_Job:_
Leave out the images; return the rest of the data exactly.

_Available data:_
## BEGIN
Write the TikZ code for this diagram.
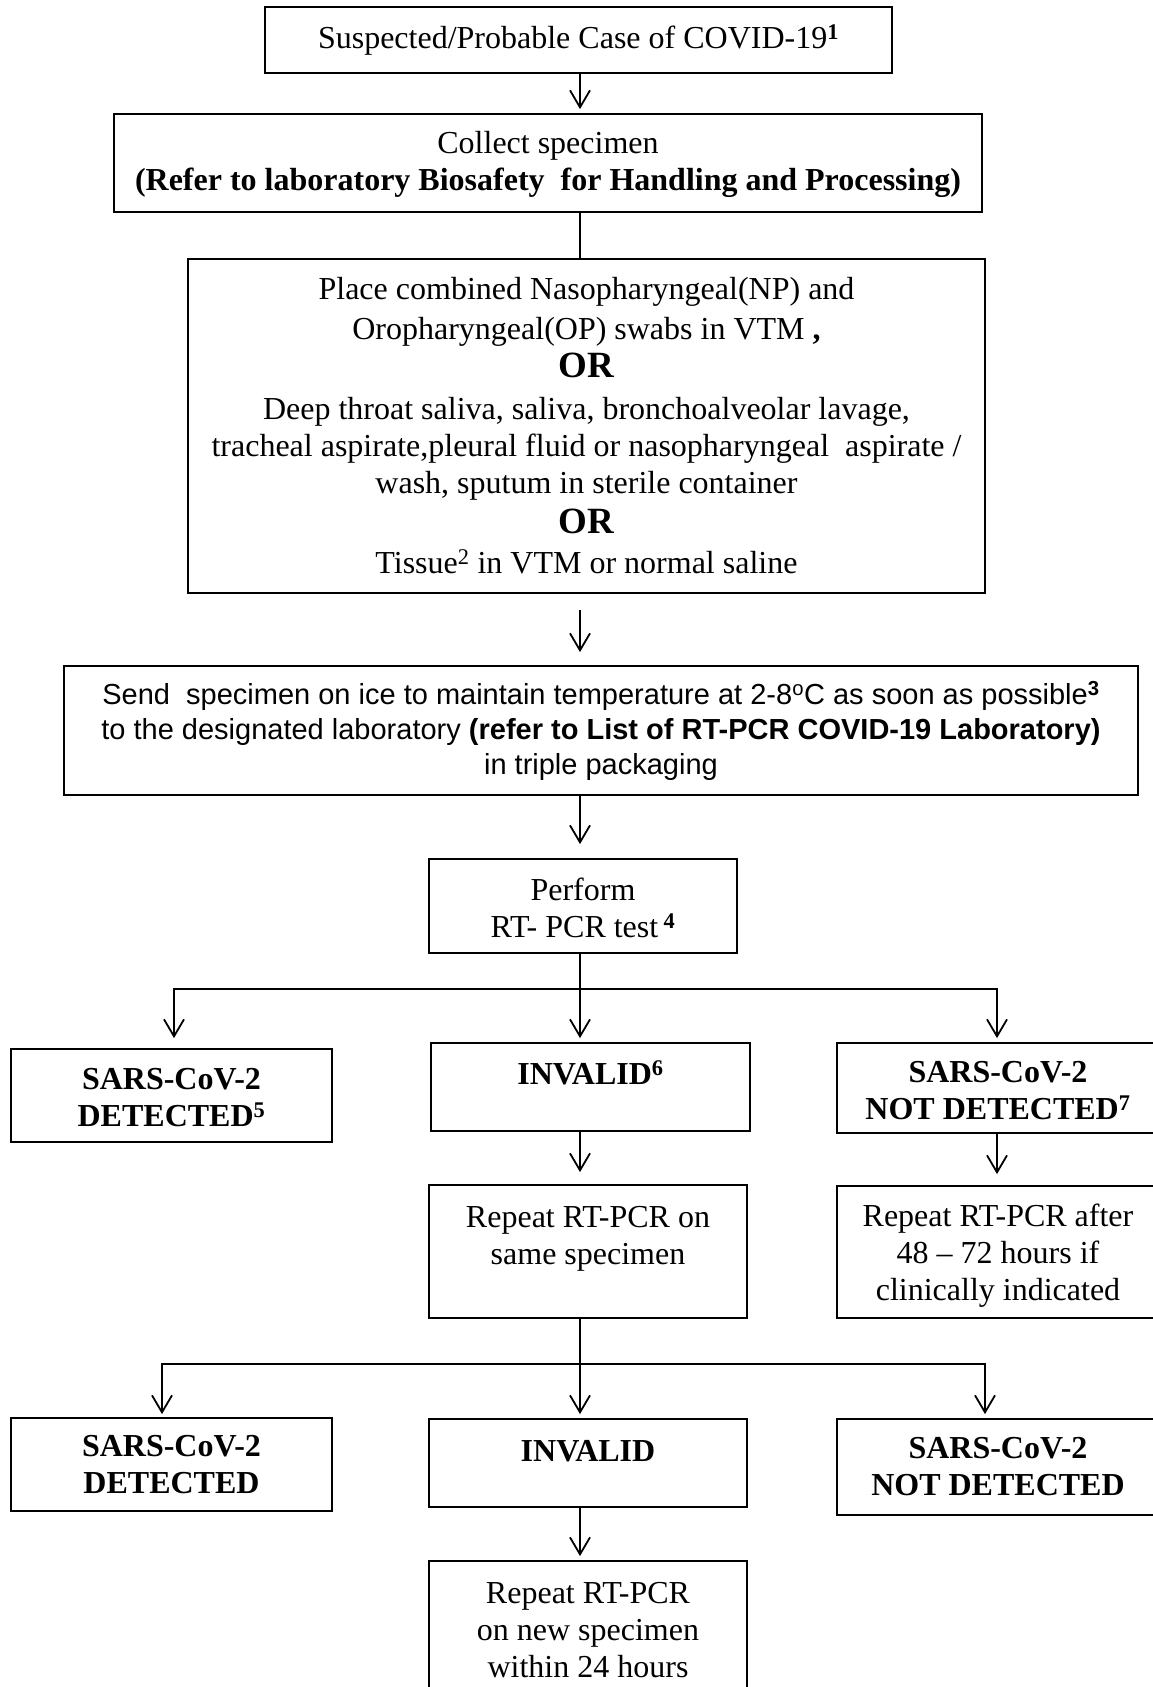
\documentclass[tikz,border=0pt]{standalone}
\usepackage{fontspec}
\setmainfont{Liberation Serif}
\newfontfamily\arialfont{Liberation Sans}
\usetikzlibrary{arrows.meta}
\begin{document}
\begin{tikzpicture}[x=1pt,y=-1pt,
  box/.style={draw, line width=1.8pt, inner sep=0pt, align=center,
    font=\fontsize{32}{37}\selectfont},
  boldbox/.style={box, font=\fontsize{32}{37}\selectfont\bfseries},
  conn/.style={line width=1.8pt},
  arr/.style={conn, -{Straight Barb[length=17pt,width=20pt]}},
]
\useasboundingbox (0,0) rectangle (1153,1687);
\fill[white] (0,0) rectangle (1153,1687);
\clip (0,0) rectangle (1153,1687);

\node[box, minimum width=627pt, minimum height=66pt] (b1) at (578.5,40)
  {Suspected/Probable Case of COVID-19\textsuperscript{\textbf{1}}};
\node[box, minimum width=868pt, minimum height=98pt] (b2) at (548,163)
  {\strut Collect specimen\\\textbf{(Refer to laboratory Biosafety\ \ for Handling and Processing)}};
\node[box, minimum width=797pt, minimum height=334pt] (b3) at (586.5,426)
  {Place combined Nasopharyngeal(NP) and\\[3pt]
   Oropharyngeal(OP) swabs in VTM \textbf{,}\\[1pt]
   {\fontsize{37}{40}\selectfont\bfseries OR}\\[5pt]
   Deep throat saliva, saliva, bronchoalveolar lavage,\\
   tracheal aspirate,pleural fluid or nasopharyngeal\ \ aspirate /\\
   wash, sputum in sterile container\\[3pt]
   {\fontsize{37}{40}\selectfont\bfseries OR}\\[3pt]
   Tissue\textsuperscript{2} in VTM or normal saline};
\node[box, minimum width=1074pt, minimum height=129pt,
  font=\arialfont\fontsize{29}{35}\selectfont] (b4) at (601,730.5)
  {Send\ \ specimen on ice to maintain temperature at 2-8\textsuperscript{o}C as soon as possible\textsuperscript{\textbf{3}}\\
   to the designated laboratory \textbf{(refer to List of RT-PCR COVID-19 Laboratory)}\\
   in triple packaging};
\node[box, minimum width=308pt, minimum height=94pt] (b5) at (583,906)
  {\strut Perform\\RT- PCR test\,\textsuperscript{\textbf{4}}};

\node[boldbox, minimum width=321pt, minimum height=93pt] (l1) at (171.5,1095.5)
  {\strut SARS-CoV-2\\DETECTED\textsuperscript{5}};
\node[boldbox, minimum width=319pt, minimum height=88pt] (i1) at (590.5,1087)
  {INVALID\textsuperscript{6}\\[-20pt]\strut};
\node[boldbox, minimum width=322pt, minimum height=90pt] (r1) at (998,1088)
  {\strut SARS-CoV-2\\NOT DETECTED\textsuperscript{7}};
\node[box, minimum width=318pt, minimum height=133pt] (s1) at (588,1251.5)
  {Repeat RT-PCR on\\same specimen\\[-16pt]\strut};
\node[box, minimum width=322pt, minimum height=132pt] (a1) at (998,1252)
  {\rule{0pt}{30pt}Repeat RT-PCR after\\48 -- 72 hours if\\clinically indicated};

\node[boldbox, minimum width=321pt, minimum height=93pt] (l2) at (171.5,1464.5)
  {SARS-CoV-2\\DETECTED};
\node[boldbox, minimum width=318pt, minimum height=88pt] (i2) at (588,1463)
  {INVALID\\[-24pt]\strut};
\node[boldbox, minimum width=322pt, minimum height=96pt] (r2) at (998,1467)
  {SARS-CoV-2\\NOT DETECTED};
\node[box, minimum width=318pt, minimum height=139pt] (n) at (588,1630.5)
  {Repeat RT-PCR\\on new specimen\\within 24 hours};

\coordinate (sp) at (580,0);
\coordinate (c3) at (580,610);
\coordinate (jl) at (174,989);
\coordinate (jm) at (580,989);
\coordinate (jr) at (997,989);
\coordinate (kl) at (162,1364);
\coordinate (km) at (580,1364);
\coordinate (kr) at (985,1364);

\draw[arr, shorten >=4pt] (b1.south -| sp) -- (b2.north -| sp);
\draw[conn] (b2.south -| sp) -- (b3.north -| sp);
\draw[arr, shorten >=13pt] (c3) -- (b4.north -| c3);
\draw[arr, shorten >=14pt] (b4.south -| sp) -- (b5.north -| sp);
\draw[arr, shorten >=4pt] (b5.south -| sp) -- (i1.north -| sp);
\draw[arr, shorten >=10pt] (jm) -- (jl) -- (l1.north -| jl);
\draw[arr, shorten >=4pt] (jm) -- (jr) -- (r1.north -| jr);
\draw[arr, shorten >=12pt] (i1.south -| sp) -- (s1.north -| sp);
\draw[arr, shorten >=11pt] (r1.south -| jr) -- (a1.north -| jr);
\draw[arr, shorten >=4pt] (s1.south -| sp) -- (i2.north -| sp);
\draw[arr, shorten >=3pt] (km) -- (kl) -- (l2.north -| kl);
\draw[arr, shorten >=4pt] (km) -- (kr) -- (r2.north -| kr);
\draw[arr, shorten >=4pt] (i2.south -| sp) -- (n.north -| sp);
\end{tikzpicture}
\end{document}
## END
_Final answer:_
Write the TikZ code for this diagram.
\documentclass[tikz,border=0pt]{standalone}
\usepackage{fontspec}
\setmainfont{Liberation Serif}
\newfontfamily\arialfont{Liberation Sans}
\usetikzlibrary{arrows.meta}
\begin{document}
\begin{tikzpicture}[x=1pt,y=-1pt,
  box/.style={draw, line width=1.8pt, inner sep=0pt, align=center,
    font=\fontsize{32}{37}\selectfont},
  boldbox/.style={box, font=\fontsize{32}{37}\selectfont\bfseries},
  conn/.style={line width=1.8pt},
  arr/.style={conn, -{Straight Barb[length=17pt,width=20pt]}},
]
\useasboundingbox (0,0) rectangle (1153,1687);
\fill[white] (0,0) rectangle (1153,1687);
\clip (0,0) rectangle (1153,1687);

\node[box, minimum width=627pt, minimum height=66pt] (b1) at (578.5,40)
  {Suspected/Probable Case of COVID-19\textsuperscript{\textbf{1}}};
\node[box, minimum width=868pt, minimum height=98pt] (b2) at (548,163)
  {\strut Collect specimen\\\textbf{(Refer to laboratory Biosafety\ \ for Handling and Processing)}};
\node[box, minimum width=797pt, minimum height=334pt] (b3) at (586.5,426)
  {Place combined Nasopharyngeal(NP) and\\[3pt]
   Oropharyngeal(OP) swabs in VTM \textbf{,}\\[1pt]
   {\fontsize{37}{40}\selectfont\bfseries OR}\\[5pt]
   Deep throat saliva, saliva, bronchoalveolar lavage,\\
   tracheal aspirate,pleural fluid or nasopharyngeal\ \ aspirate /\\
   wash, sputum in sterile container\\[3pt]
   {\fontsize{37}{40}\selectfont\bfseries OR}\\[3pt]
   Tissue\textsuperscript{2} in VTM or normal saline};
\node[box, minimum width=1074pt, minimum height=129pt,
  font=\arialfont\fontsize{29}{35}\selectfont] (b4) at (601,730.5)
  {Send\ \ specimen on ice to maintain temperature at 2-8\textsuperscript{o}C as soon as possible\textsuperscript{\textbf{3}}\\
   to the designated laboratory \textbf{(refer to List of RT-PCR COVID-19 Laboratory)}\\
   in triple packaging};
\node[box, minimum width=308pt, minimum height=94pt] (b5) at (583,906)
  {\strut Perform\\RT- PCR test\,\textsuperscript{\textbf{4}}};

\node[boldbox, minimum width=321pt, minimum height=93pt] (l1) at (171.5,1095.5)
  {\strut SARS-CoV-2\\DETECTED\textsuperscript{5}};
\node[boldbox, minimum width=319pt, minimum height=88pt] (i1) at (590.5,1087)
  {INVALID\textsuperscript{6}\\[-20pt]\strut};
\node[boldbox, minimum width=322pt, minimum height=90pt] (r1) at (998,1088)
  {\strut SARS-CoV-2\\NOT DETECTED\textsuperscript{7}};
\node[box, minimum width=318pt, minimum height=133pt] (s1) at (588,1251.5)
  {Repeat RT-PCR on\\same specimen\\[-16pt]\strut};
\node[box, minimum width=322pt, minimum height=132pt] (a1) at (998,1252)
  {\rule{0pt}{30pt}Repeat RT-PCR after\\48 -- 72 hours if\\clinically indicated};

\node[boldbox, minimum width=321pt, minimum height=93pt] (l2) at (171.5,1464.5)
  {SARS-CoV-2\\DETECTED};
\node[boldbox, minimum width=318pt, minimum height=88pt] (i2) at (588,1463)
  {INVALID\\[-24pt]\strut};
\node[boldbox, minimum width=322pt, minimum height=96pt] (r2) at (998,1467)
  {SARS-CoV-2\\NOT DETECTED};
\node[box, minimum width=318pt, minimum height=139pt] (n) at (588,1630.5)
  {Repeat RT-PCR\\on new specimen\\within 24 hours};

\coordinate (sp) at (580,0);
\coordinate (c3) at (580,610);
\coordinate (jl) at (174,989);
\coordinate (jm) at (580,989);
\coordinate (jr) at (997,989);
\coordinate (kl) at (162,1364);
\coordinate (km) at (580,1364);
\coordinate (kr) at (985,1364);

\draw[arr, shorten >=4pt] (b1.south -| sp) -- (b2.north -| sp);
\draw[conn] (b2.south -| sp) -- (b3.north -| sp);
\draw[arr, shorten >=13pt] (c3) -- (b4.north -| c3);
\draw[arr, shorten >=14pt] (b4.south -| sp) -- (b5.north -| sp);
\draw[arr, shorten >=4pt] (b5.south -| sp) -- (i1.north -| sp);
\draw[arr, shorten >=10pt] (jm) -- (jl) -- (l1.north -| jl);
\draw[arr, shorten >=4pt] (jm) -- (jr) -- (r1.north -| jr);
\draw[arr, shorten >=12pt] (i1.south -| sp) -- (s1.north -| sp);
\draw[arr, shorten >=11pt] (r1.south -| jr) -- (a1.north -| jr);
\draw[arr, shorten >=4pt] (s1.south -| sp) -- (i2.north -| sp);
\draw[arr, shorten >=3pt] (km) -- (kl) -- (l2.north -| kl);
\draw[arr, shorten >=4pt] (km) -- (kr) -- (r2.north -| kr);
\draw[arr, shorten >=4pt] (i2.south -| sp) -- (n.north -| sp);
\end{tikzpicture}
\end{document}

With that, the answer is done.